REQUIRED TASK
Pick out the lines below that contain the string "this" and copy them all.

Rows from a dataset of charts and code:
* Start *
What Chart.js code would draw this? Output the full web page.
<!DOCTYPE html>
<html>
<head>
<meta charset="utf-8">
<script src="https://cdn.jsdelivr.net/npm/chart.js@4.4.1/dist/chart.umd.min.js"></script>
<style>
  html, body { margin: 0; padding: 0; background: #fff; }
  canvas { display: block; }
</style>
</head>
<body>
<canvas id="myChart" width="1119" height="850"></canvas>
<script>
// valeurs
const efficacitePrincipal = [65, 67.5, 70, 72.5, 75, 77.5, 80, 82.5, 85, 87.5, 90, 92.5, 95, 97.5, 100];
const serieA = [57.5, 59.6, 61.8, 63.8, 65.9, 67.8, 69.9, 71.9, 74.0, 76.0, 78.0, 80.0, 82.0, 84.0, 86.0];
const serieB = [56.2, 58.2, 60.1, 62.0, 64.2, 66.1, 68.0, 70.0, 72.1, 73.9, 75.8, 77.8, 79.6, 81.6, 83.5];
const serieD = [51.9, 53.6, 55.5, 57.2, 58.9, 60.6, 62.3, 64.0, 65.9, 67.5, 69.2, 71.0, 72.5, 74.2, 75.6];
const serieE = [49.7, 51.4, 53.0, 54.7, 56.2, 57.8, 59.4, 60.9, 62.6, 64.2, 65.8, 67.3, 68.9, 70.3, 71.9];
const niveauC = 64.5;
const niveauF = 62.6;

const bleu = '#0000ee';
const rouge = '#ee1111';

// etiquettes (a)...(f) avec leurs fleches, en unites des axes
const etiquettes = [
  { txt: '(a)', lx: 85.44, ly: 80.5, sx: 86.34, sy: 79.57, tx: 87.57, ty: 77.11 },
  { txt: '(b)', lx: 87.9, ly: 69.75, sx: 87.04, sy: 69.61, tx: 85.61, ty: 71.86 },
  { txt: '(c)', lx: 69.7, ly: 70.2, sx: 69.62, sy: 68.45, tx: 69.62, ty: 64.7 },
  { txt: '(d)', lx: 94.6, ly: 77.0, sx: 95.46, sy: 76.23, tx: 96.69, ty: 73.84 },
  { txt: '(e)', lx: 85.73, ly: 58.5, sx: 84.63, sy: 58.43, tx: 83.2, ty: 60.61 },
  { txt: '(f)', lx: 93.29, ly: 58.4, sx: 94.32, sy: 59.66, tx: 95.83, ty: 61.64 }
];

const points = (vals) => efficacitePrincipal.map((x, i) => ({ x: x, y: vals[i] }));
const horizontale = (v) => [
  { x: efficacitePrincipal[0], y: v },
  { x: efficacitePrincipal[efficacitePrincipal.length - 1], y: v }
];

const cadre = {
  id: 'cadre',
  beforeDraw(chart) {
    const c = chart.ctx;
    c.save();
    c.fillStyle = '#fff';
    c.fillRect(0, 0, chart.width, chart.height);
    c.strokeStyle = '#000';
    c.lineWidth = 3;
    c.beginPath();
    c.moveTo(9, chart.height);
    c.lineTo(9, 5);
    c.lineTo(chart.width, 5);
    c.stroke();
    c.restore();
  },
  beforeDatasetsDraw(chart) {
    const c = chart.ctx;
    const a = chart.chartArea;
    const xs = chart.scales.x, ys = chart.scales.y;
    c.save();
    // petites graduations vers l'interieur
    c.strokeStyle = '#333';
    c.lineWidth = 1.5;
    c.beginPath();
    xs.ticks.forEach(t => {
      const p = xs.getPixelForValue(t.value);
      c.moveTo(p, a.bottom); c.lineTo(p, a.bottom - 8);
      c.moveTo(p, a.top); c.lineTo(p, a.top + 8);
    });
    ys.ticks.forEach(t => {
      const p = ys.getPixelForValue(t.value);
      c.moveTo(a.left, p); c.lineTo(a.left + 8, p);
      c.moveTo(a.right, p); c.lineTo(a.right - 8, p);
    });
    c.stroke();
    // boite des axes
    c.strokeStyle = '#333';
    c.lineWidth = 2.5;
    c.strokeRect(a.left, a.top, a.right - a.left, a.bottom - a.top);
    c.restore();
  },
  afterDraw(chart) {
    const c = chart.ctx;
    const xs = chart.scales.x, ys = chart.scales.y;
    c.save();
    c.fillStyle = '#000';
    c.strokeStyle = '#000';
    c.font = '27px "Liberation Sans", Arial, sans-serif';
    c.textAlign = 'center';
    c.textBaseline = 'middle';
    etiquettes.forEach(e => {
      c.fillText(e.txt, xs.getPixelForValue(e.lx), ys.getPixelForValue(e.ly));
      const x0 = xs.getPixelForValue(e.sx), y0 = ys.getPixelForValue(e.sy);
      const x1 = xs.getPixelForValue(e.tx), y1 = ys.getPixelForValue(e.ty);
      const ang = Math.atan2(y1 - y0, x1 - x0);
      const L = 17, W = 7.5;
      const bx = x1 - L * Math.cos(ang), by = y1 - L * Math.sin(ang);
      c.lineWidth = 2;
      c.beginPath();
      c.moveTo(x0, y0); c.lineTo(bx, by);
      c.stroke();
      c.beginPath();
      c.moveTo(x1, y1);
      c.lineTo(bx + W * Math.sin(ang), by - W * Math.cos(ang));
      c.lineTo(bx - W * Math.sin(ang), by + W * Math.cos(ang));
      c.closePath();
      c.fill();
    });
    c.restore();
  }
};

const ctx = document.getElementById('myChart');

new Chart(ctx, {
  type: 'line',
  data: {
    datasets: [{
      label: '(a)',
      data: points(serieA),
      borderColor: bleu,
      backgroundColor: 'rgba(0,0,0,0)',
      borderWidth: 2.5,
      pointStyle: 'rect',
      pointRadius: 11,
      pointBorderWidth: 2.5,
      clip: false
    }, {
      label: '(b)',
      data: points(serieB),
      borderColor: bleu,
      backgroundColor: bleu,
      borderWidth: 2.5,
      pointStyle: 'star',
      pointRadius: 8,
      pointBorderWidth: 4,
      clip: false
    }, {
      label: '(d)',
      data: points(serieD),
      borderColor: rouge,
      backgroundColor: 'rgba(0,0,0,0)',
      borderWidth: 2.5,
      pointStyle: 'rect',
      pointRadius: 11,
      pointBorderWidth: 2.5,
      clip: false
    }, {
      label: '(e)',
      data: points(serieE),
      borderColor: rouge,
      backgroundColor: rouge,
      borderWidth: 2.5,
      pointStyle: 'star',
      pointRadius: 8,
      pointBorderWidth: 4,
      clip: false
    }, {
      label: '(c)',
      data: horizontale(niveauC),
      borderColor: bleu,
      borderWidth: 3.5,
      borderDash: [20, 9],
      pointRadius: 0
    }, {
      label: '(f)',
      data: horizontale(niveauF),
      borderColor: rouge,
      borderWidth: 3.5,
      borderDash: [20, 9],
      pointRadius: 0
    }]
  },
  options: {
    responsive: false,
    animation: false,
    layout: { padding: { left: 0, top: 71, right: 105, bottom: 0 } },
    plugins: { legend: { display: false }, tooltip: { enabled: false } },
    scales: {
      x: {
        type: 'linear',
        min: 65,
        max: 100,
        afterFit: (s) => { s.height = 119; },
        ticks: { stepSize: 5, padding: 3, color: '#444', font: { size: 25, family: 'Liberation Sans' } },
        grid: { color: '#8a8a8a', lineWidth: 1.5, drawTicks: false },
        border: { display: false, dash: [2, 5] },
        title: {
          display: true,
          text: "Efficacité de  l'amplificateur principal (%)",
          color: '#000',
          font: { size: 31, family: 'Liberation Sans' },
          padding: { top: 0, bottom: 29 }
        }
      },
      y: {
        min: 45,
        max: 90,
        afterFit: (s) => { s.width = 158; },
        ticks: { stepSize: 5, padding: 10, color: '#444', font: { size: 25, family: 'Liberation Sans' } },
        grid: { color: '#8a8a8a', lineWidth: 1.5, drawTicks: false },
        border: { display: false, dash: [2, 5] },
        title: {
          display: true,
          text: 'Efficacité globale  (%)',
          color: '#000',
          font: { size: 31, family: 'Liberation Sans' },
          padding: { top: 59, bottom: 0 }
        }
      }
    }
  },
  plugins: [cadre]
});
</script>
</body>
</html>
* End *
* Start *
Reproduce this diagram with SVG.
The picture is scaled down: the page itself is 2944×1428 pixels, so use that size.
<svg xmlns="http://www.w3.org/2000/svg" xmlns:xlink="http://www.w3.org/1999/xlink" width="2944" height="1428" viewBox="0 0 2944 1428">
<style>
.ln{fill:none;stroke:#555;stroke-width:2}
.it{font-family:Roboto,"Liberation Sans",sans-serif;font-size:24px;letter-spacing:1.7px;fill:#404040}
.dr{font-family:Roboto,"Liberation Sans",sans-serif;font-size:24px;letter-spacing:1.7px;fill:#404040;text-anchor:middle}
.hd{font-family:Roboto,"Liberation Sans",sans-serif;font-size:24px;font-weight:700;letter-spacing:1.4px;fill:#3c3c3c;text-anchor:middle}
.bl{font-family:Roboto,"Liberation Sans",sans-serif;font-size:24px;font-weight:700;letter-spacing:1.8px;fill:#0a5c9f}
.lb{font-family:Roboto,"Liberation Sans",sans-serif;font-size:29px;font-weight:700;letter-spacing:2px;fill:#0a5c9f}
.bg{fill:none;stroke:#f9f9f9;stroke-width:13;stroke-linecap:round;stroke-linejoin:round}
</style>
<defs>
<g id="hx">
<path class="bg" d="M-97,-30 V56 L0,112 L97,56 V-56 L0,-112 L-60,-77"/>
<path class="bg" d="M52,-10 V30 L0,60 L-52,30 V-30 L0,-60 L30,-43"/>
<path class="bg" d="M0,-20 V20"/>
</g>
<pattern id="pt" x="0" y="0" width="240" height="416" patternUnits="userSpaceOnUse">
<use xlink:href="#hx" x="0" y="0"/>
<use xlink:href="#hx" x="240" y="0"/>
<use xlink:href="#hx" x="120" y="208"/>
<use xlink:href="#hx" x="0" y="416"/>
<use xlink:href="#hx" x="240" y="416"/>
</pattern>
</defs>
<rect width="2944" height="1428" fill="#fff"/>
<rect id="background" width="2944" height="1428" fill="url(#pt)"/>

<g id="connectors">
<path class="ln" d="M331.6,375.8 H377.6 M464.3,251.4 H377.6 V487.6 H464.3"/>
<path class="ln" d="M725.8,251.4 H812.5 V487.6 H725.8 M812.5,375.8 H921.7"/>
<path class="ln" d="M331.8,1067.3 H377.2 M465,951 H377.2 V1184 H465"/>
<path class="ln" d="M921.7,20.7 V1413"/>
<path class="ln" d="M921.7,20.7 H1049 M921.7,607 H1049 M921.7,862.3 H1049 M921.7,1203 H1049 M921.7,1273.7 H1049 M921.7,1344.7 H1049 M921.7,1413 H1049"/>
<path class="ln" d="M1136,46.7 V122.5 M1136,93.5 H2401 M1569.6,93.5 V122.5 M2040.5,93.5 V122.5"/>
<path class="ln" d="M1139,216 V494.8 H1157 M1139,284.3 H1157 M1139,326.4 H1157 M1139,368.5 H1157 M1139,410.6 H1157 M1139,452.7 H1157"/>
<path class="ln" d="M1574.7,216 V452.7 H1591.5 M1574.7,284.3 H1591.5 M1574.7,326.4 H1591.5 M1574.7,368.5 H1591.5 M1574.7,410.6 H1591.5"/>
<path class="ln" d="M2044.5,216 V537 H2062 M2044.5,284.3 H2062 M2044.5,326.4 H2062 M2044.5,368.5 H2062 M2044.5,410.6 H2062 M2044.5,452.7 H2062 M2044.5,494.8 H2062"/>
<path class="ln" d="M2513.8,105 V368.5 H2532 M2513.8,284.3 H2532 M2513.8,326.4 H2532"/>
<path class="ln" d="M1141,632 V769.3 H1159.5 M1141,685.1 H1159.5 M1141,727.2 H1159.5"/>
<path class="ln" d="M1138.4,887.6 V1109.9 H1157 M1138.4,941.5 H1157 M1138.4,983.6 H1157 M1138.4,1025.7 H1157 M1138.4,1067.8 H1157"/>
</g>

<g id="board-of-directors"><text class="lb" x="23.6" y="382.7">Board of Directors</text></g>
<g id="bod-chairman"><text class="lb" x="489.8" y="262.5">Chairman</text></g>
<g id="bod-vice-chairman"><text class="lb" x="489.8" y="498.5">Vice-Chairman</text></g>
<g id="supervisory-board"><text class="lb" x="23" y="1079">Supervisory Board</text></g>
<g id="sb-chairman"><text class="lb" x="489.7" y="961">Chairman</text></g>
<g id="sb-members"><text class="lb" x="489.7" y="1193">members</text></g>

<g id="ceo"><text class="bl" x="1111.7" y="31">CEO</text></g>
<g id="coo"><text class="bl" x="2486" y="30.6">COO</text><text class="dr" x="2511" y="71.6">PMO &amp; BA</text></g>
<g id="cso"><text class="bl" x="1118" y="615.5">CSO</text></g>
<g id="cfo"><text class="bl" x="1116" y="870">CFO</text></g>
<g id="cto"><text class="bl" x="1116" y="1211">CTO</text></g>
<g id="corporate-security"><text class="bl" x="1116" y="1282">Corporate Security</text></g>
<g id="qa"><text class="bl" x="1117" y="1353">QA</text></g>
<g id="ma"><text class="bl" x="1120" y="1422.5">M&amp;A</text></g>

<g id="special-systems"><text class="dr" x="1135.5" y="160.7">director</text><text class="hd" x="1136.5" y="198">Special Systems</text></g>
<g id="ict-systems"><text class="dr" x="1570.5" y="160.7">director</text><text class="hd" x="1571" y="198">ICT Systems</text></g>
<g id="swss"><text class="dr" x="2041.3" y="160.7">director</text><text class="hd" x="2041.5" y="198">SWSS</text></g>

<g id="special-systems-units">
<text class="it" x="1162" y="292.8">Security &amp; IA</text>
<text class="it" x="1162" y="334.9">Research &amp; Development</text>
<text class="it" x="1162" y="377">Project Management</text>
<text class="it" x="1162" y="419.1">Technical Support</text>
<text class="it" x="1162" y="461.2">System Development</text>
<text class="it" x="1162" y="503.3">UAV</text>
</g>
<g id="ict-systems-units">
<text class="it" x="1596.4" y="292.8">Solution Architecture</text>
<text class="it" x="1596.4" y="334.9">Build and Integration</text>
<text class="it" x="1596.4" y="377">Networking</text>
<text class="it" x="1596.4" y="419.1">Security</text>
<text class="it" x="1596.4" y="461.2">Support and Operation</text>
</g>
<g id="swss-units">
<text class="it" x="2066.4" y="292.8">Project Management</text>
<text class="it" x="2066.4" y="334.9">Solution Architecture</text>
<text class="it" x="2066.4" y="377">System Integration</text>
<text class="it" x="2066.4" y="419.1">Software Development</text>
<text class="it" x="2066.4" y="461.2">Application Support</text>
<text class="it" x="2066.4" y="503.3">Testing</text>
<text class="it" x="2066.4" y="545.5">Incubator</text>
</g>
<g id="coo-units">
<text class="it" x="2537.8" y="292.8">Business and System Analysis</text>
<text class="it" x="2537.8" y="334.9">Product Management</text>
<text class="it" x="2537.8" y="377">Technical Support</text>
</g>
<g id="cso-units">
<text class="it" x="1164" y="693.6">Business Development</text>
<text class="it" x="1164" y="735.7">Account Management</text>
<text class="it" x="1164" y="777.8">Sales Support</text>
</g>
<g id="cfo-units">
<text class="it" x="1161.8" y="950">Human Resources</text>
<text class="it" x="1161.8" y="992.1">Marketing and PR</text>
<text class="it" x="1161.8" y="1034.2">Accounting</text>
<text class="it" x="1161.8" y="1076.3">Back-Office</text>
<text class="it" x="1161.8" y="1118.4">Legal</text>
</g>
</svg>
* End *
ANSWER
What Chart.js code would draw this? Output the full web page.
Reproduce this diagram with SVG.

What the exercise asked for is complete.